The regulator says under the RDR, advisers should only be paid for the personal recommendations and related services they provide to their clients through the charge agreed with their client. They should not be remunerated by discretionary investment managers.
The FSA has set out its expectations on DFM payment to advisers as part of its quarterly consultation paper published today.
The FSA says: “Payments from discretionary investment managers, or the provision of non-monetary benefits have the potential to bias advisers towards discretionary services and, if payments vary between discretionary investment managers, to bias advisers towards recommending discretionary services that pay the highest amounts.”

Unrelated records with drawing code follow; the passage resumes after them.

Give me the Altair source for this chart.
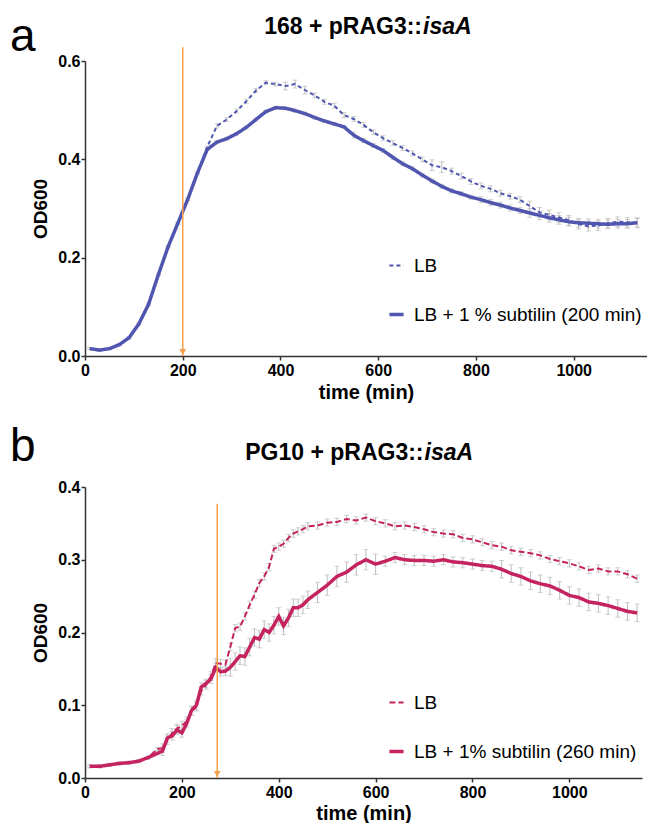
import altair as alt
import pandas as pd

# ---------------- data ----------------
x_ticks = [0, 200, 400, 600, 800, 1000]

# panel a : 168 + pRAG3::isaA
a_time = [10, 30, 50, 70, 90, 110, 130, 150, 170, 190, 210, 230, 250, 270, 290, 310, 330, 350,
          370, 390, 410, 430, 450, 470, 490, 510, 530, 550, 570, 590, 610, 630, 650, 670, 690,
          710, 730, 750, 770, 790, 810, 830, 850, 870, 890, 910, 930, 950, 970, 990, 1010, 1030,
          1050, 1070, 1090, 1110, 1130]
a_sub = [0.015, 0.012, 0.015, 0.023, 0.037, 0.065, 0.105, 0.165, 0.222, 0.270, 0.318, 0.372,
         0.420, 0.435, 0.442, 0.452, 0.465, 0.481, 0.497, 0.505, 0.504, 0.499, 0.493, 0.485,
         0.478, 0.472, 0.466, 0.449, 0.438, 0.428, 0.418, 0.404, 0.391, 0.381, 0.368, 0.356,
         0.345, 0.336, 0.330, 0.323, 0.318, 0.312, 0.307, 0.301, 0.296, 0.291, 0.286, 0.281,
         0.277, 0.273, 0.271, 0.270, 0.269, 0.268, 0.269, 0.269, 0.271]
a_lb = [0.015, 0.012, 0.015, 0.023, 0.037, 0.065, 0.105, 0.165, 0.222, 0.270, 0.318, 0.372,
        0.425, 0.468, 0.481, 0.498, 0.518, 0.540, 0.556, 0.553, 0.549, 0.553, 0.541, 0.530,
        0.517, 0.509, 0.490, 0.482, 0.470, 0.455, 0.443, 0.433, 0.423, 0.412, 0.400, 0.388,
        0.384, 0.376, 0.366, 0.355, 0.346, 0.340, 0.331, 0.325, 0.318, 0.305, 0.292, 0.287,
        0.282, 0.276, 0.268, 0.264, 0.265, 0.270, 0.273, 0.272, 0.271]
a_sub_err = [0.002] * 13 + [0.003] * 14 + [0.006] + [0.004] * 12 + [0.006] * 5 + [0.009] * 12
a_lb_err = [0.002] * 13 + [0.004] * 7 + [0.008] * 3 + [0.005] * 12 + [0.011] * 2 + [0.006] * 8 + [0.010] * 12
a_labels = ["LB", "LB + 1 % subtilin (200 min)"]
a_title = ["168 + pRAG3::", "isaA"]
a_arrow = [200, 0.628]
a_yticks = [0.0, 0.2, 0.4, 0.6]

# panel b : PG10 + pRAG3::isaA
b_time = [10, 30, 50, 70, 90, 110, 130, 150,
          160, 170, 180, 190, 200, 210, 220, 230, 240, 250, 260, 270, 280, 290, 300, 310, 320,
          330, 340, 350, 360, 370, 380, 390, 400, 410, 420, 430, 440, 450, 460,
          480, 500, 520, 540, 560, 580, 600, 620, 640, 660, 680, 700, 720, 740, 760, 780, 800,
          820, 840, 860, 880, 900, 920, 940, 960, 980, 1000, 1020, 1040, 1060, 1080, 1100,
          1120, 1140]
b_sub = [0.016, 0.016, 0.018, 0.020, 0.021, 0.023, 0.028, 0.034,
         0.037, 0.055, 0.058, 0.066, 0.062, 0.075, 0.093, 0.100, 0.125, 0.130, 0.136, 0.152,
         0.146, 0.147, 0.152, 0.160, 0.168, 0.167, 0.180, 0.193, 0.191, 0.204, 0.200, 0.210,
         0.222, 0.209, 0.220, 0.234, 0.234, 0.238, 0.245,
         0.255, 0.265, 0.277, 0.283, 0.293, 0.300, 0.294, 0.298, 0.303, 0.300, 0.299, 0.299,
         0.298, 0.300, 0.297, 0.296, 0.294, 0.292, 0.291, 0.287, 0.281, 0.277, 0.271, 0.267,
         0.264, 0.258, 0.251, 0.248, 0.242, 0.240, 0.237, 0.233, 0.229, 0.227]
b_lb = [0.016, 0.016, 0.018, 0.020, 0.021, 0.023, 0.028, 0.040,
        0.041, 0.052, 0.062, 0.068, 0.072, 0.078, 0.092, 0.098, 0.120, 0.128, 0.140, 0.158,
        0.157, 0.156, 0.180, 0.206, 0.208, 0.222, 0.238, 0.252, 0.268, 0.277, 0.290, 0.315,
        0.318, 0.322, 0.330, 0.336, 0.339, 0.342, 0.346,
        0.347, 0.351, 0.352, 0.356, 0.354, 0.358, 0.353, 0.350, 0.346, 0.347, 0.345, 0.342,
        0.338, 0.336, 0.335, 0.330, 0.328, 0.324, 0.320, 0.318, 0.313, 0.311, 0.309, 0.306,
        0.301, 0.298, 0.295, 0.291, 0.286, 0.288, 0.284, 0.284, 0.280, 0.274]
b_sub_err = [0.002] * 8 + [0.006] * 14 + [0.012] * 17 + [0.014] * 7 + [0.007] * 12 + [0.012] * 15
b_lb_err = [0.002] * 8 + [0.006] * 14 + [0.005] * 51
b_labels = ["LB", "LB + 1% subtilin (260 min)"]
b_title = ["PG10 + pRAG3::", "isaA"]
b_arrow = [273, 0.377]
b_yticks = [0.0, 0.1, 0.2, 0.3, 0.4]

# ---------------- styling ----------------
FONT = "Liberation Sans"
GRAY = "#bdbdbd"
ORANGE = "#f5a04a"
BLUE = "#5056b0"
CRIMSON = "#c42360"


def panel(times, lb, sub, lb_err, sub_err, labels, color, ymax, yticks, arrow, title,
          letter, W, H, dash, dash_w, title_y, letter_y, title_split, xtitle_pad, leg_y):
    rows = []
    for lab, vals, errs in ((labels[0], lb, lb_err), (labels[1], sub, sub_err)):
        for t, v, e in zip(times, vals, errs):
            rows.append({"time": t, "od": v, "lo": v - e, "hi": v + e, "series": lab})
    df = pd.DataFrame(rows)
    caps = pd.concat([df.assign(cap=df["lo"]), df.assign(cap=df["hi"])], ignore_index=True)

    xs = alt.Scale(domain=[0, 1150], nice=False)
    ys = alt.Scale(domain=[0, ymax], nice=False)
    xax = alt.Axis(values=x_ticks, format="d", title="time (min)", labelFlush=False,
                   labelOverlap=False, titlePadding=xtitle_pad)
    yax = alt.Axis(values=yticks, format=".1f", title="OD600", labelFlush=False,
                   labelOverlap=False, titleX=-35)

    bars = alt.Chart(df).mark_rule(color=GRAY, strokeWidth=1).encode(
        x=alt.X("time:Q", scale=xs, axis=xax),
        y=alt.Y("lo:Q", scale=ys, axis=yax),
        y2="hi:Q",
    )
    capm = alt.Chart(caps).mark_tick(orient="horizontal", size=5, thickness=1, color=GRAY).encode(
        x="time:Q", y="cap:Q"
    )
    leg = alt.Legend(title=None, orient="none", legendX=302, legendY=leg_y)
    lines = alt.Chart(df).mark_line().encode(
        x="time:Q",
        y="od:Q",
        color=alt.Color("series:N", scale=alt.Scale(domain=labels, range=[color, color]), legend=leg),
        strokeDash=alt.StrokeDash("series:N", scale=alt.Scale(domain=labels, range=[dash, [1, 0]]),
                                  legend=leg),
        strokeWidth=alt.StrokeWidth("series:N", scale=alt.Scale(domain=labels, range=[dash_w, 3.5]),
                                    legend=leg),
    )
    adf = pd.DataFrame({"time": [arrow[0]], "top": [arrow[1]], "bottom": [0.0]})
    arule = alt.Chart(adf).mark_rule(color=ORANGE, strokeWidth=1.5).encode(
        x="time:Q", y="top:Q", y2="bottom:Q"
    )
    ahead = alt.Chart(adf).mark_point(shape="triangle-down", filled=True, size=45, color=ORANGE,
                                      opacity=1, yOffset=-4).encode(x="time:Q", y="bottom:Q")
    tdf = pd.DataFrame({"a": [title[0]], "b": [title[1]], "l": [letter]})
    t1 = alt.Chart(tdf).mark_text(font=FONT, fontSize=23, fontWeight="bold", align="right",
                                  baseline="middle", color="black").encode(
        x=alt.value(W / 2 + title_split), y=alt.value(title_y), text="a:N")
    t2 = alt.Chart(tdf).mark_text(font=FONT, fontSize=23, fontWeight="bold", fontStyle="italic",
                                  align="left", baseline="middle", color="black").encode(
        x=alt.value(W / 2 + title_split + 1), y=alt.value(title_y), text="b:N")
    t3 = alt.Chart(tdf).mark_text(font=FONT, fontSize=46, fontWeight="normal", align="left",
                                  baseline="alphabetic", color="black").encode(
        x=alt.value(-75), y=alt.value(letter_y), text="l:N")

    return alt.layer(bars, capm, lines, arule, ahead, t1, t2, t3).properties(width=W, height=H)


pa = panel(a_time, a_lb, a_sub, a_lb_err, a_sub_err, a_labels, BLUE, 0.6, a_yticks, a_arrow,
           a_title, "a", 562, 295, [4, 3], 2, -34, -10.5, 56, 4, 195)
pb = panel(b_time, b_lb, b_sub, b_lb_err, b_sub_err, b_labels, CRIMSON, 0.4, b_yticks, b_arrow,
           b_title, "b", 557, 291, [6, 3], 2, -34, -26, 60, 3, 206)

chart = alt.vconcat(pa, pb, spacing=22).resolve_scale(
    x="independent", y="independent", color="independent",
    strokeDash="independent", strokeWidth="independent"
).resolve_legend(color="independent", strokeDash="independent", strokeWidth="independent"
).configure(padding={"left": 2, "top": 5, "right": 0, "bottom": 0}, background="white"
).configure_view(stroke=None).configure_axis(
    grid=False, domainColor="#333333", domainWidth=1.5, tickColor="#333333", tickWidth=1.5,
    tickSize=4, labelFont=FONT, labelFontSize=16, labelFontWeight="bold", labelColor="black",
    labelPadding=1, titleFont=FONT, titleFontWeight="bold", titleColor="black"
).configure_axisX(titleFontSize=20, labelPadding=2).configure_axisY(
    titleFontSize=19
).configure_legend(
    labelFont=FONT, labelFontSize=19, labelColor="black", symbolType="stroke", symbolSize=200,
    rowPadding=29, labelOffset=8, labelLimit=400
)

chart.save("out.html", embed_options={"renderer": "svg", "actions": False})
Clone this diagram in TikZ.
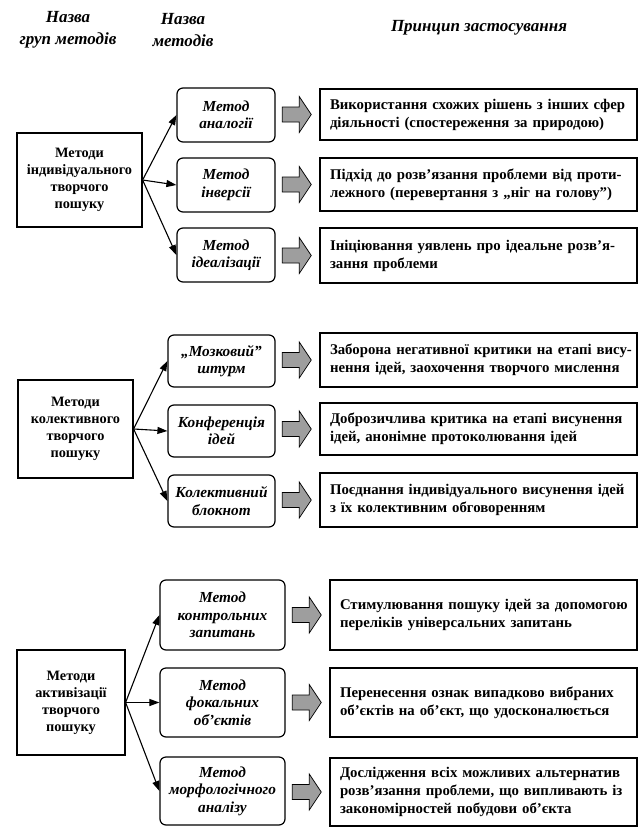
\documentclass[tikz,border=0pt]{standalone}
\usepackage{fontspec}
\setmainfont{Liberation Serif}
\usetikzlibrary{arrows.meta,calc}
\newcommand\oneline[1]{\mbox{#1}}
\tikzset{
  hdr/.style={font=\bfseries\itshape\fontsize{17}{22}\selectfont, align=center, inner sep=0pt},
  grp/.style={draw, line width=1.2pt, inner sep=0pt, align=center,
    font=\bfseries\fontsize{14.3}{17}\selectfont},
  meth/.style={draw, line width=1.2pt, rounded corners=6pt, inner sep=0pt, align=center,
    font=\bfseries\itshape\fontsize{15.3}{17.5}\selectfont},
  prin/.style={draw, line width=1.5pt, inner xsep=10pt, inner ysep=0pt, align=left,
    font=\bfseries\fontsize{14.8}{18}\selectfont},
  conn/.style={line width=1.1pt, -{Triangle[length=10pt,width=7pt]}},
  barrow/.pic={\draw[line width=0.7pt, fill=black!38]
     (0,-7.5) -- (17,-7.5) -- (17,-18) -- (29,0) -- (17,18) -- (17,7.5) -- (0,7.5) -- cycle;}
}
\begin{document}
\begin{tikzpicture}[x=1pt,y=-1pt]
\useasboundingbox (0,0) rectangle (639,827);
% headers
\node[hdr] (h1) at (68,30) {Назва\\груп методів};
\node[hdr] (h2) at (183,30) {Назва\\методів};
\node[hdr] (h3) at (479,28) {Принцип застосування};

% group 1
\node[grp, minimum width=125pt, minimum height=94pt] (g1) at (79.5,180) {Методи\\індивідуального\\творчого\\пошуку};
\node[meth, minimum width=98pt, minimum height=54pt] (m11) at (226,115) {Метод\\аналогії};
\node[meth, minimum width=98pt, minimum height=54pt] (m12) at (226,185) {Метод\\інверсії};
\node[meth, minimum width=98pt, minimum height=54pt] (m13) at (226,255) {Метод\\ідеалізації};
\node[prin, text width=297pt, minimum height=51pt] (r11) at (478.5,114.5) {\oneline{Використання схожих рішень з інших сфер}\\\oneline{діяльності (спостереження за природою)}};
\node[prin, text width=297pt, minimum height=53pt] (r12) at (478.5,184.5) {\oneline{Підхід до розв’язання проблеми від проти-}\\\oneline{лежного (перевертання з „ніг на голову”)}};
\node[prin, text width=297pt, minimum height=55pt] (r13) at (478.5,255.5) {\oneline{Ініціювання уявлень про ідеальне розв’я-}\\\oneline{зання проблеми}};
\draw[conn] (g1.east) -- (m11.west);
\draw[conn] (g1.east) -- (m12.west);
\draw[conn] (g1.east) -- (m13.west);
\pic at ($(r11.west)+(-37,0)$) {barrow};
\pic at ($(r12.west)+(-37,0)$) {barrow};
\pic at ($(r13.west)+(-37,0)$) {barrow};

% group 2
\node[grp, minimum width=115pt, minimum height=98pt] (g2) at (75.5,429) {Методи\\колективного\\творчого\\пошуку};
\node[meth, minimum width=107pt, minimum height=52pt] (m21) at (221.5,361) {„Мозковий”\\штурм};
\node[meth, minimum width=107pt, minimum height=52pt] (m22) at (221.5,431) {Конференція\\ідей};
\node[meth, minimum width=107pt, minimum height=52pt] (m23) at (221.5,501) {Колективний\\блокнот};
\node[prin, text width=297pt, minimum height=54pt] (r21) at (478.5,360) {\oneline{Заборона негативної критики на етапі вису-}\\\oneline{нення ідей, заохочення творчого мислення}};
\node[prin, text width=297pt, minimum height=52pt] (r22) at (478.5,429) {\oneline{Доброзичлива критика на етапі висунення}\\\oneline{ідей, анонімне протоколювання ідей}};
\node[prin, text width=297pt, minimum height=54pt] (r23) at (478.5,500) {\oneline{Поєднання індивідуального висунення ідей}\\\oneline{з їх колективним обговоренням}};
\draw[conn] (g2.east) -- (m21.west);
\draw[conn] (g2.east) -- (m22.west);
\draw[conn] (g2.east) -- (m23.west);
\pic at ($(r21.west)+(-37,0)$) {barrow};
\pic at ($(r22.west)+(-37,0)$) {barrow};
\pic at ($(r23.west)+(-37,0)$) {barrow};

% group 3
\node[grp, minimum width=108pt, minimum height=105pt] (g3) at (71,702.5) {Методи\\активізації\\творчого\\пошуку};
\node[meth, minimum width=125pt, minimum height=70pt] (m31) at (222.5,615) {Метод\\контрольних\\запитань};
\node[meth, minimum width=125pt, minimum height=69pt] (m32) at (222.5,702.5) {Метод\\фокальних\\об’єктів};
\node[meth, minimum width=125pt, minimum height=68pt] (m33) at (222.5,791) {Метод\\морфологічного\\аналізу};
\node[prin, text width=287pt, minimum height=70pt] (r31) at (483.5,615) {\oneline{Стимулювання пошуку ідей за допомогою}\\\oneline{переліків універсальних запитань}};
\node[prin, text width=287pt, minimum height=69pt] (r32) at (483.5,702.5) {\oneline{Перенесення ознак випадково вибраних}\\\oneline{об’єктів на об’єкт, що удосконалюється}};
\node[prin, text width=287pt, minimum height=68pt] (r33) at (483.5,792) {\oneline{Дослідження всіх можливих альтернатив}\\\oneline{розв’язання проблеми, що випливають із}\\\oneline{закономірностей побудови об’єкта}};
\draw[conn] (g3.east) -- (m31.west);
\draw[conn] (g3.east) -- (m32.west);
\draw[conn] (g3.east) -- (m33.west);
\pic at ($(r31.west)+(-37,0)$) {barrow};
\pic at ($(r32.west)+(-37,0)$) {barrow};
\pic at ($(r33.west)+(-37,0)$) {barrow};
\end{tikzpicture}
\end{document}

The regulator is planning to impose a ban on payments from DFMs to advisers where the adviser has referred a client to a DFM and also provided the client with a personal recommendation on a retail investment product.
If there are occasions where the adviser recommends a client to a DFM and maintains on ongoing relationship with the client, but never provides a personal recommendation to that client, the FSA says the adviser firm would be able to receive a referral fee from the DFM. However it is also consulting on whether the payment ban should extend to those firms as well.
At this stage the ban is only being applied to referrals set up after 31 December.
The FSA says its preference is to treat existing referral arrangements in the same way as trail commission, where payments can continue on business set up before the RDR deadline where there are no changes to the product.
The FSA says: “As with trail commission, our preference is adviser firms receive no additional remuneration post-RDR for recommending that a client invests more money through their discretionary-managed portfolio. The adviser firm could continue to be paid by the discretionary investment manager for the investment amount resulting from a pre-RDR referral.
“We are considering consulting separately on transitional arrangements for existing referral payment arrangements, including the possibility of carrying out a cost benefit analysis on our proposed approach. In considering an appropriate timescale for making rules for transitional arrangements, we will take into account the time required for firms to make the necessary system changes.”